The Republican Party is similarly beholden to a class of voters which is terrified of losing relative cultural authority, and so is entirely happy to destroy or challenge plentitude in order to achieve social dominance. They'd rather we're all poor churchgoing conservatives than rich atheist liberals.
Neither party can engage in reform because the people who control the party, regular people like you and me, don't want the parties we control to reform. We don't want to lose our privileged status within them.
You write "To say nothing of homeowners who don't want to see their home values go down even if the cheaper more abundant services will make their lives better. "
This is a reality for things that cause local value to go down, while values outside do not.

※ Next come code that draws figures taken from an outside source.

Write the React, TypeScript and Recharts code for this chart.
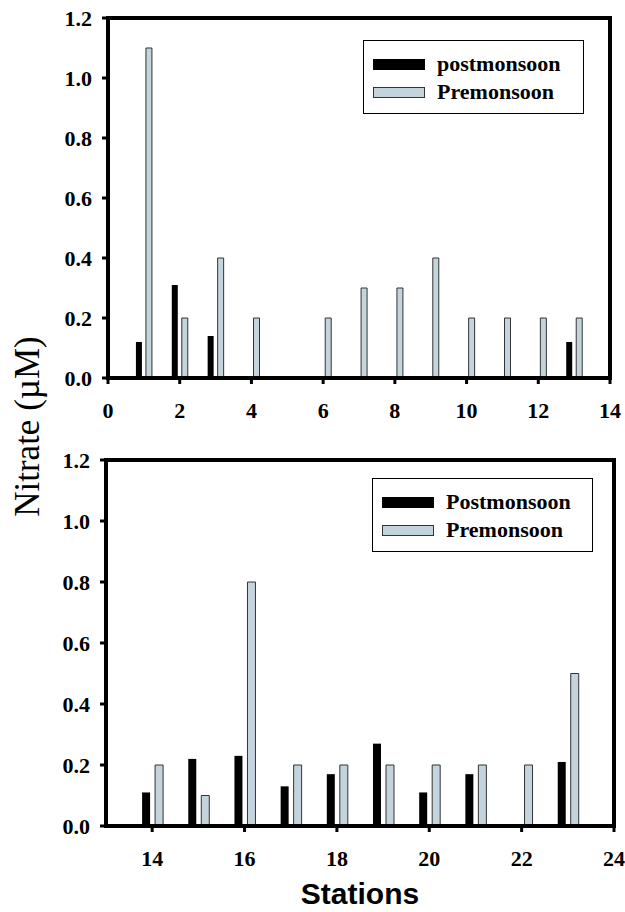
import { Bar, BarChart, Legend, ReferenceLine, XAxis, YAxis } from "recharts";

const SERIF = '"Liberation Serif", "Times New Roman", serif';
const SANS = '"Liberation Sans", Arial, sans-serif';

const POST_COLOR = "#000000";
const PRE_COLOR = "#c4d4dd";
const PRE_STROKE = "#333333";

// upper panel, stations 1-13
const TOP_STATIONS = [1, 2, 3, 4, 5, 6, 7, 8, 9, 10, 11, 12, 13];
const TOP_POST = [0.12, 0.31, 0.14, null, null, null, null, null, null, null, null, null, 0.12];
const TOP_PRE = [1.1, 0.2, 0.4, 0.2, null, 0.2, 0.3, 0.3, 0.4, 0.2, 0.2, 0.2, 0.2];
const TOP_X_TICKS = [0, 2, 4, 6, 8, 10, 12, 14];

// lower panel, stations 14-23
const BOTTOM_STATIONS = [14, 15, 16, 17, 18, 19, 20, 21, 22, 23];
const BOTTOM_POST = [0.11, 0.22, 0.23, 0.13, 0.17, 0.27, 0.11, 0.17, null, 0.21];
const BOTTOM_PRE = [0.2, 0.1, 0.8, 0.2, 0.2, 0.2, 0.2, 0.2, 0.2, 0.5];
const BOTTOM_X_TICKS = [14, 16, 18, 20, 22, 24];

const Y_TICKS = [0, 0.2, 0.4, 0.6, 0.8, 1.0, 1.2];

type Row = { station: number; post: number | null; pre: number | null };

function buildRows(stations: number[], post: (number | null)[], pre: (number | null)[]): Row[] {
  return stations.map((s, i) => ({ station: s, post: post[i], pre: pre[i] }));
}

const axisLine = { stroke: "#000", strokeWidth: 4, strokeLinecap: "square" as const };
const tickLine = { stroke: "#000", strokeWidth: 3 };
const TICK_FONT = 22;

function XTick({ x, y, payload }: any) {
  return (
    <text x={x} y={y} dy="0.71em" textAnchor="middle" fill="#000" fontSize={TICK_FONT} fontWeight={700} fontFamily={SERIF}>
      {payload.value}
    </text>
  );
}

function YTick({ x, y, payload }: any) {
  return (
    <text x={x} y={y} dy="0.36em" textAnchor="end" fill="#000" fontSize={TICK_FONT} fontWeight={700} fontFamily={SERIF}>
      {Number(payload.value).toFixed(1)}
    </text>
  );
}

function LegendBox({ payload }: any) {
  return (
    <div
      style={{
        width: 221,
        height: 74,
        border: "1px solid #000",
        boxSizing: "border-box",
        background: "#fff",
        paddingTop: 9,
      }}
    >
      {(payload || []).map((entry: any) => (
        <div key={entry.value} style={{ display: "flex", alignItems: "center", height: 28 }}>
          <span
            style={{
              display: "inline-block",
              marginLeft: 9,
              width: 52,
              height: 11,
              boxSizing: "border-box",
              background: entry.color,
              border: `1px solid ${entry.payload?.stroke || entry.color}`,
            }}
          />
          <span
            style={{
              marginLeft: 12,
              fontFamily: SERIF,
              fontWeight: 700,
              fontSize: 22,
              color: "#000",
              lineHeight: "28px",
            }}
          >
            {entry.value}
          </span>
        </div>
      ))}
    </div>
  );
}

type PanelProps = {
  rows: Row[];
  domain: [number, number];
  xTicks: number[];
  postName: string;
  width: number;
  height: number;
  margin: { top: number; right: number; bottom: number; left: number };
  yAxisWidth: number;
  xAxisHeight: number;
  barSize: number;
  barGap: number;
  legendLeft: number;
  legendTop: number;
  xLabel?: string;
  xLabelOffset?: number;
};

function Panel(p: PanelProps) {
  return (
    <BarChart width={p.width} height={p.height} data={p.rows} margin={p.margin} barGap={p.barGap} barSize={p.barSize}>
      <XAxis
        dataKey="station"
        type="number"
        domain={p.domain}
        ticks={p.xTicks}
        allowDataOverflow
        height={p.xAxisHeight}
        tick={<XTick />}
        tickLine={tickLine}
        tickSize={6}
        tickMargin={18}
        axisLine={axisLine}
        label={
          p.xLabel
            ? {
                value: p.xLabel,
                position: "insideBottom",
                offset: p.xLabelOffset ?? 0,
                fill: "#000",
                fontSize: 30,
                fontWeight: 700,
                fontFamily: SANS,
              }
            : undefined
        }
      />
      <YAxis
        type="number"
        domain={[0, 1.2]}
        ticks={Y_TICKS}
        width={p.yAxisWidth}
        tick={<YTick />}
        tickLine={tickLine}
        tickSize={6}
        tickMargin={10}
        axisLine={axisLine}
      />
      <ReferenceLine y={1.2} stroke="#000" strokeWidth={4} strokeLinecap="square" />
      <ReferenceLine x={p.domain[1]} stroke="#000" strokeWidth={4} strokeLinecap="square" />
      <Legend
        layout="vertical"
        align="center"
        verticalAlign="middle"
        itemSorter="dataKey"
        wrapperStyle={{ left: p.legendLeft, top: p.legendTop, width: 221, height: 74 }}
        content={<LegendBox />}
      />
      <Bar name={p.postName} dataKey="post" fill={POST_COLOR} isAnimationActive={false} />
      <Bar name="Premonsoon" dataKey="pre" fill={PRE_COLOR} stroke={PRE_STROKE} strokeWidth={1} isAnimationActive={false} />
    </BarChart>
  );
}

export default function App() {
  const topRows = buildRows(TOP_STATIONS, TOP_POST, TOP_PRE);
  const bottomRows = buildRows(BOTTOM_STATIONS, BOTTOM_POST, BOTTOM_PRE);

  return (
    <div style={{ position: "absolute", left: 0, top: 0, width: 625, height: 912, background: "#fff" }}>
      <div style={{ position: "absolute", left: 0, top: 0 }}>
        <Panel
          rows={topRows}
          domain={[0, 14]}
          xTicks={TOP_X_TICKS}
          postName="postmonsoon"
          width={625}
          height={430}
          margin={{ top: 18, right: 15, bottom: 0, left: 0 }}
          yAxisWidth={108}
          xAxisHeight={52}
          barSize={6}
          barGap={4}
          legendLeft={363}
          legendTop={40}
        />
      </div>
      <div style={{ position: "absolute", left: 0, top: 440 }}>
        <Panel
          rows={bottomRows}
          domain={[13, 24]}
          xTicks={BOTTOM_X_TICKS}
          postName="Postmonsoon"
          width={625}
          height={472}
          margin={{ top: 20, right: 11, bottom: 0, left: 0 }}
          yAxisWidth={106}
          xAxisHeight={86}
          barSize={8}
          barGap={5}
          legendLeft={372}
          legendTop={38}
          xLabel="Stations"
          xLabelOffset={8}
        />
      </div>
      <svg width={60} height={912} style={{ position: "absolute", left: 0, top: 0 }}>
        <text
          transform="translate(39, 426.5) rotate(-90)"
          textAnchor="middle"
          fontFamily={SERIF}
          fontSize={35}
          fill="#000"
        >
          Nitrate (µM)
        </text>
      </svg>
    </div>
  );
}
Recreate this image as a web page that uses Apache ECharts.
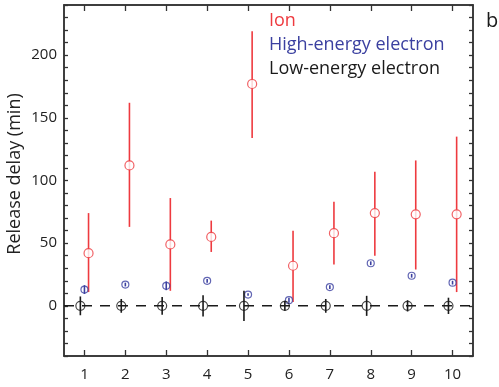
<!DOCTYPE html>
<html>
<head>
<meta charset="utf-8">
<script src="https://cdn.jsdelivr.net/npm/echarts@6/dist/echarts.min.js"></script>
<style>
html,body{margin:0;padding:0;background:#fff;}
#chart{width:499px;height:387px;}
</style>
</head>
<body>
<div id="chart"></div>
<script>
// categories (run number)
var runs = [1, 2, 3, 4, 5, 6, 7, 8, 9, 10];
var xTicks = [1, 2, 3, 4, 5, 6, 7, 8, 9, 10];
var yLabels = [0, 50, 100, 150, 200];

// Ion
var ionMean = [42, 112, 49, 55, 177, 32, 58, 74, 73, 73];
var ionLow  = [11, 63, 12, 43, 134, 3, 33, 40, 29, 11];
var ionHigh = [74, 162, 86, 68, 219, 60, 83, 107, 116, 135];

// High-energy electron
var hiMean = [13, 17, 16, 20, 9, 4.5, 15, 34, 24, 18.5];
var hiLow  = [9.5, 15.5, 12.5, 18.5, 8, 2.5, 13.5, 32.5, 22.5, 17];
var hiHigh = [16.5, 18.5, 19.5, 21.5, 10, 6.5, 16.5, 35.5, 25.5, 20];

// Low-energy electron
var loMean = [0, 0, 0, 0, 0, 0, 0, 0, 0, 0];
var loLow  = [-7.5, -5.5, -7, -8.5, -12, -4, -5.5, -8, -4.5, -6.5];
var loHigh = [7.5, 5.5, 7, 8.5, 12, 4, 5.5, 8, 4.5, 6.5];

var RED = '#ee3a3f', BLUE = '#3b40a0', BLACK = '#1a1a1a';
var FONT = 'Open Sans';

function errData(off, low, high) {
	return runs.map(function (r, i) { return [r + off, low[i], high[i]]; });
}
function ptData(off, mean) {
	return runs.map(function (r, i) { return [r + off, mean[i]]; });
}
function errSeries(data, color, z) {
	return {
		type: 'custom',
		data: data,
		z: z,
		silent: true,
		encode: { x: 0, y: [1, 2] },
		renderItem: function (params, api) {
			var a = api.coord([api.value(0), api.value(1)]);
			var b = api.coord([api.value(0), api.value(2)]);
			return {
				type: 'line',
				shape: { x1: a[0], y1: a[1], x2: b[0], y2: b[1] },
				style: { stroke: color, lineWidth: 1.6 }
			};
		}
	};
}
function ptSeries(data, color, size, fill, z) {
	return {
		type: 'scatter',
		data: data,
		z: z,
		symbol: 'circle',
		symbolSize: size,
		silent: true,
		itemStyle: { color: fill, borderColor: color, borderWidth: 1.2 }
	};
}

var tickLabel = { color: '#222', fontSize: 15, fontFamily: FONT };
var axisLn = { show: true, onZero: false, lineStyle: { color: '#333', width: 1.5 } };

var chart = echarts.init(document.getElementById('chart'));
var option = {
	animation: false,
	grid: { left: 64, right: 26, top: 5, bottom: 31, show: true, borderColor: '#333', borderWidth: 1.5, backgroundColor: 'transparent' },
	xAxis: [{
		type: 'value', min: 0.5, max: 10.5, position: 'bottom',
		axisLine: axisLn,
		axisTick: { inside: true, length: 6, customValues: xTicks, lineStyle: { color: '#333', width: 1.3 } },
		axisLabel: Object.assign({ customValues: xTicks, margin: 11 }, tickLabel),
		splitLine: { show: false }
	}, {
		type: 'value', min: 0.5, max: 10.5, position: 'top',
		axisLine: axisLn,
		axisTick: { inside: true, length: 6, customValues: xTicks, lineStyle: { color: '#333', width: 1.3 } },
		axisLabel: { show: false },
		splitLine: { show: false }
	}],
	yAxis: [{
		type: 'value', min: -40, max: 240, interval: 10, position: 'left',
		axisLine: axisLn,
		axisTick: { inside: true, length: 4, lineStyle: { color: '#333', width: 1.3 } },
		axisLabel: Object.assign({ customValues: yLabels, margin: 7 }, tickLabel),
		splitLine: { show: false }
	}, {
		type: 'value', min: -40, max: 240, interval: 10, position: 'right',
		axisLine: axisLn,
		axisTick: { inside: true, length: 4, lineStyle: { color: '#333', width: 1.3 } },
		axisLabel: { show: false },
		splitLine: { show: false }
	}],
	graphic: [
		{ type: 'text', left: 269, top: 12, style: { text: 'Ion', fill: RED, font: '18px "' + FONT + '"' } },
		{ type: 'text', left: 269, top: 36, style: { text: 'High-energy electron', fill: BLUE, font: '18px "' + FONT + '"' } },
		{ type: 'text', left: 269, top: 60, style: { text: 'Low-energy electron', fill: BLACK, font: '18px "' + FONT + '"' } },
		{ type: 'text', left: 486, top: 11, style: { text: 'b', fill: BLACK, font: '20px "' + FONT + '"' } },
		{ type: 'text', x: 15, y: 174, rotation: Math.PI / 2, style: { text: 'Release delay (min)', fill: '#222', font: '18px "' + FONT + '"', align: 'center', verticalAlign: 'middle' } }
	],
	series: [
		{
			type: 'line', data: [[0.5, 0], [10.5, 0]], symbol: 'none', z: 1, silent: true,
			lineStyle: { color: BLACK, width: 1.5, type: [10, 8] }
		},
		errSeries(errData(0.1, ionLow, ionHigh), RED, 2),
		ptSeries(ptData(0.1, ionMean), RED, 9, '#fff', 3),
		ptSeries(ptData(0, hiMean), BLUE, 7, 'rgba(0,0,0,0)', 4),
		errSeries(errData(0, hiLow, hiHigh), BLUE, 5),
		ptSeries(ptData(-0.1, loMean), BLACK, 9, 'rgba(0,0,0,0)', 4),
		errSeries(errData(-0.1, loLow, loHigh), BLACK, 5)
	]
};
chart.setOption(option, true);
</script>
</body>
</html>
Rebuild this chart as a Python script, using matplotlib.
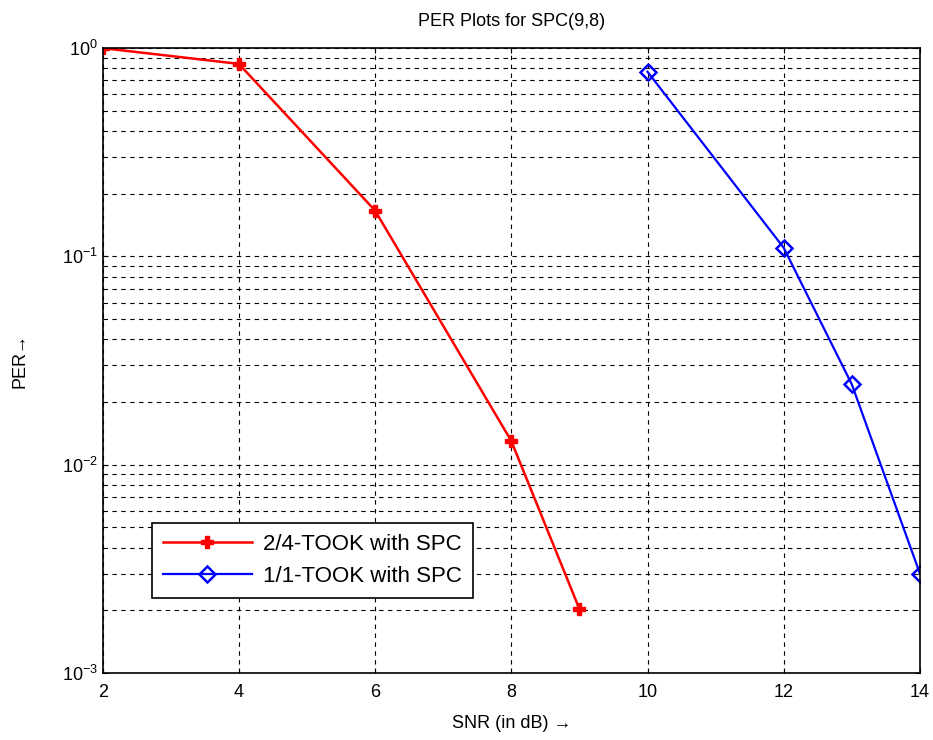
import matplotlib

matplotlib.use("Agg")
import matplotlib.pyplot as plt
from matplotlib.ticker import LogLocator, NullFormatter

# PER vs SNR
snr_took24 = [2, 4, 6, 8, 9]
per_took24 = [1.0, 0.84, 0.166, 0.013, 0.00203]
snr_took11 = [10, 12, 13, 14]
per_took11 = [0.77, 0.11, 0.0243, 0.0030]
labels = ["2/4-TOOK with SPC", "1/1-TOOK with SPC"]

plt.rcParams["font.family"] = ["Liberation Sans", "DejaVu Sans"]
plt.rcParams["font.size"] = 12
plt.rcParams["mathtext.fontset"] = "custom"
plt.rcParams["mathtext.rm"] = "Liberation Sans"

fig = plt.figure(figsize=(9.33, 7.4), dpi=100)
ax = fig.add_axes([0.110, 0.0905, 0.876, 0.8445])

ax.semilogy(snr_took24, per_took24, color="red", lw=1.8, marker="P",
            ms=8, mec="red", mfc="red", label=labels[0])
ax.semilogy(snr_took11, per_took11, color="blue", lw=1.6, marker="D",
            ms=8, mec="blue", mfc="none", mew=1.8, label=labels[1])

ax.set_xlim(2, 14)
ax.set_ylim(1e-3, 1)
ax.set_xticks(range(2, 15, 2))
ax.yaxis.set_major_locator(LogLocator(base=10, numticks=10))
ax.yaxis.set_minor_locator(LogLocator(base=10, subs=range(2, 10), numticks=10))
ax.yaxis.set_minor_formatter(NullFormatter())

ax.grid(True, which="both", color="black", ls=(0, (4, 4)), lw=0.8)
ax.tick_params(which="both", direction="in", top=True, right=True,
               labelsize=13)
ax.tick_params(axis="x", pad=8)
ax.tick_params(which="minor", length=3)
for s in ax.spines.values():
    s.set_linewidth(1.2)

ax.set_title("PER Plots for SPC(9,8)", fontsize=13, pad=16)
ax.set_xlabel("SNR (in dB) \u2192", fontsize=13, labelpad=10)
ax.set_ylabel("PER\u2192", fontsize=13, labelpad=24)

leg = ax.legend(loc="lower left", bbox_to_anchor=(0.06, 0.12), fontsize=16,
                fancybox=False, framealpha=1, edgecolor="black",
                handlelength=4.0, borderpad=0.5, borderaxespad=0,
                handletextpad=0.5, labelspacing=0.5)
leg.get_frame().set_linewidth(1.2)

fig.savefig("out.png", dpi=100)
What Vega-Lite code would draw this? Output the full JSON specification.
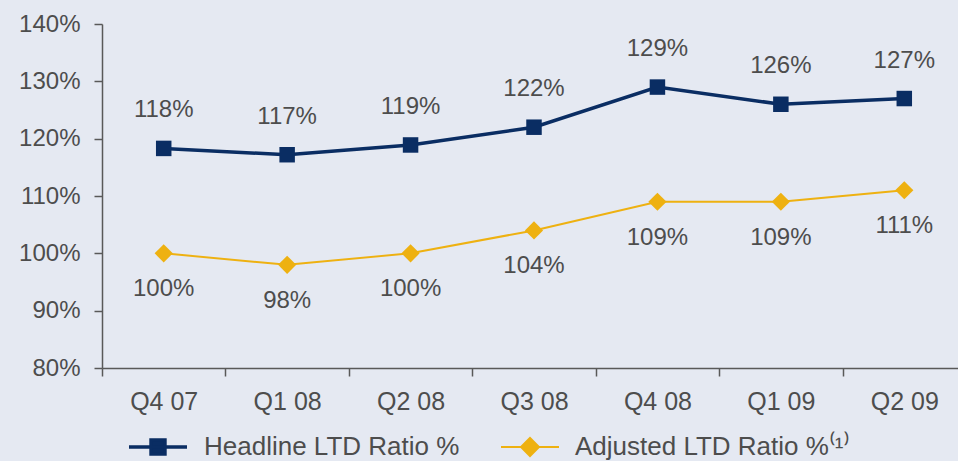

If this happens the money they get for their home won't buy a replacement homes so they are stuck, tying up more home than they need.
I would be more sympathetic to the supply and demand argument for housing costs if the Case Shiller index did not move sustainably out of its century-long trading range at the same time stock market values broke to unprecedented levels.
https://substackcdn.com/image/fetch/f_auto,q_auto:good,fl_progressive:steep/https%3A%2F%2Fsubstack-post-media.s3.amazonaws.com%2Fpublic%2Fimages%2F09c751df-fdf4-42dc-9992-6293afb57b10_629x286.gif
And I note that today's very high real estate values exist along with sky-high equity values and the phenomenon of crytpo, worthless virtual objects with extraordinary market valuations. These are obviously oceans of money in the hands of people with no material use for it, using it to bid up the prices of every kind of asset. Housing prices are sky-high all over the developed world. Even in China, prices are very high despite scads of unused housing.
"Make Abundance Great Again"
Johnson writes “Standing in the way of this abundance agenda is a series of formidable obstacles: opposition from the NIMBY movement, regulatory barriers, and a preoccupation with culture war politics.”
You miss one of the key issues, shareholder primacy. Business has an alternative to making stuff to achieve their objective of shareholder value, they can buy their stock.